The second had perhaps the cleanest, terse discussion, though it's still in matrix notation, not tensor notation.

Definition.A square matrix A is orthogonally diagonalizableif if there exists an orthogonal matrix Q such that $Q^TAQ=D$ is a diagonal matrix.

Remarks.Since $Q^T=Q^{−1}$ for orthogonal Q, the equality $Q^TAQ=D$ is the same as $Q^{−1}AQ=D$, so A∼D, so this a special case of diagonaliza-tion: the diagonal entries of D are eigenvalues of A, and the columns of Qare corresponding eigenvectors. The only difference is the additional requirement that Q be orthogonal, which is equivalent to the fact that those eigenvectors – columns of Q – form an orthonormal basis of $R^n$

The other proposal I made was a bit of an offhand -and given that we need to invert the metric, which I didn't realize when I had the thought, it's not necessarily so attractive. The eigenvector approach may not be all that attractive either, but it's got a well-known theoretical basis for solving the diagonalization problem. My goal here is just to find a diagonalization of a matrix in a convenient manner, and it's convenient to do this with an orthogonal matrix Q.

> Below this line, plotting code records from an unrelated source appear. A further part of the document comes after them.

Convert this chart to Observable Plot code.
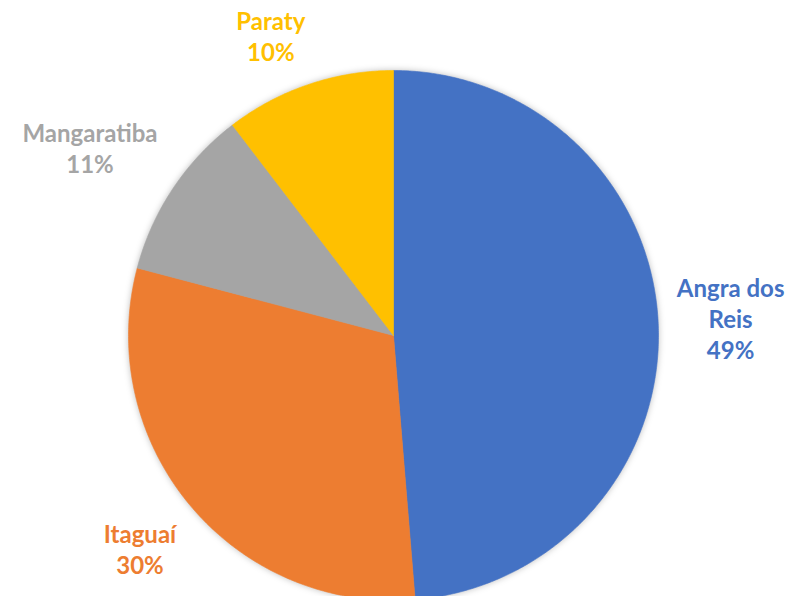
<!DOCTYPE html>
<html>
<head>
<meta charset="utf-8">
<script src="https://cdn.jsdelivr.net/npm/d3@7"></script>
<script src="https://cdn.jsdelivr.net/npm/@observablehq/plot@0.6"></script>
<style>
  html, body { margin: 0; padding: 0; background: #ffffff; }
  #chart svg { display: block; }
  .pie { filter: drop-shadow(0px 0px 3px rgba(0,0,0,0.25)); }
</style>
</head>
<body>
<div id="chart"></div>
<script>
// ---- data ----
const names = ["Angra dos Reis", "Itaguaí", "Mangaratiba", "Paraty"];
const shares = [48.7, 30.4, 10.5, 10.4];
const labelNames = ["Angra dos\nReis", "Itaguaí", "Mangaratiba", "Paraty"];
const colors = ["#4472C4", "#ED7D31", "#A5A5A5", "#FFC000"];

// ---- layout ----
const W = 790, H = 596;
const R = 265;             // pie radius in px
const cx = 393, cy = 335;  // pie centre in px
const fontFamily = "Lato, 'Open Sans', sans-serif";
const fontSize = 24;
const lineH = 31;

const total = d3.sum(shares);
let acc = 0;
const slices = names.map((name, i) => {
  const a0 = acc / total * 2 * Math.PI;
  acc += shares[i];
  const a1 = acc / total * 2 * Math.PI;
  return {name, share: shares[i], a0, a1, label: labelNames[i]};
});

// polygon points for each slice (data units: radius = 1, y up)
const piePts = [];
for (const s of slices) {
  piePts.push({name: s.name, x: 0, y: 0});
  const n = Math.max(2, Math.ceil((s.a1 - s.a0) / (Math.PI / 360)));
  for (let k = 0; k <= n; k++) {
    const a = s.a0 + (s.a1 - s.a0) * k / n;
    piePts.push({name: s.name, x: Math.sin(a), y: Math.cos(a)});
  }
  piePts.push({name: s.name, x: 0, y: 0});
}

// label positions: "outside end" — the box corner nearest the pie sits on a
// circle slightly beyond the rim, along the slice's mid angle
const ctx = document.createElement("canvas").getContext("2d");
ctx.font = `bold ${fontSize}px ${fontFamily}`;
const r0 = 1.07 * R;
const k = 0.35;
const labels = slices.map(s => {
  const text = s.label + "\n" + Math.round(s.share) + "%";
  const lines = text.split("\n");
  const hw = d3.max(lines, l => ctx.measureText(l).width) / 2;
  const hh = lines.length * lineH / 2;
  const m = (s.a0 + s.a1) / 2;
  const ux = Math.sin(m), uy = Math.cos(m);
  const px = ux * r0 + Math.sign(ux) * hw * Math.min(1, Math.abs(ux) / k);
  const py = uy * r0 + Math.sign(uy) * hh * Math.min(1, Math.abs(uy) / k);
  return {name: s.name, text, x: px / R, y: py / R};
});

const marginLeft = cx - R, marginRight = W - (cx + R), marginTop = cy - R;
const yMin = -(H - cy) / R;

const chart = Plot.plot({
  width: W,
  height: H,
  marginLeft, marginRight, marginTop, marginBottom: 0,
  x: {domain: [-1, 1], axis: null},
  y: {domain: [yMin, 1], axis: null},
  color: {domain: names, range: colors},
  style: {background: "#ffffff", overflow: "visible"},
  marks: [
    Plot.line(piePts, {x: "x", y: "y", z: "name", fill: "name", stroke: "name", strokeWidth: 0.6, curve: "linear", className: "pie"}),
    Plot.text(labels, {
      x: "x", y: "y", text: "text", fill: "name",
      fontSize, fontWeight: "bold", fontFamily,
      lineHeight: lineH / fontSize, textAnchor: "middle", lineAnchor: "middle"
    })
  ]
});
document.getElementById("chart").appendChild(chart);
</script>
</body>
</html>
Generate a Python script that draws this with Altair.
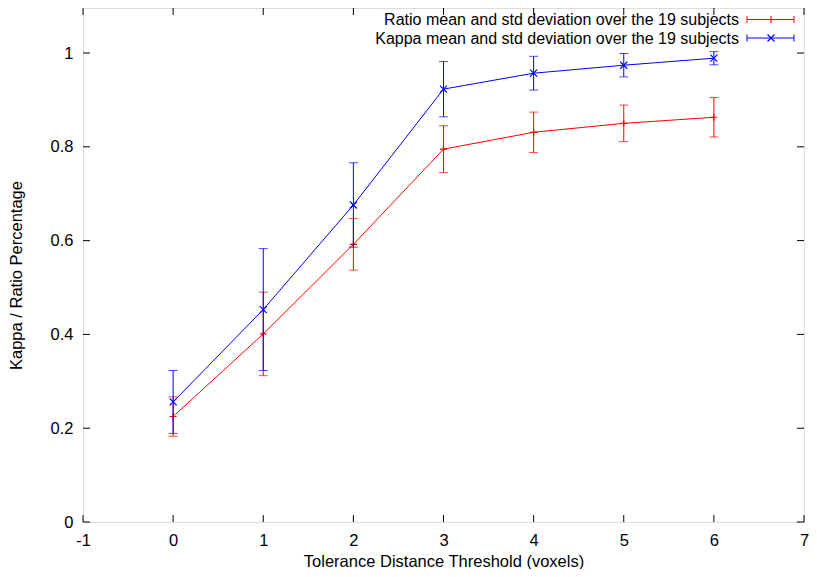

One possible complication is what happens if one has repeated eigenvalues.

As previously discussed, there is not just one way to diagonalize a matrix - the exact number of degrees of freedom isn't entirely intiutively clear to me at the moment. The approach using orthogonal diagoalization is a convenient and general one in theory to find a way to diagonalize a metrix, though. There may be some easier way to go about it, too. Of easy solutions, my favorite is looking up the answer and checking that it works, which was my first impluse.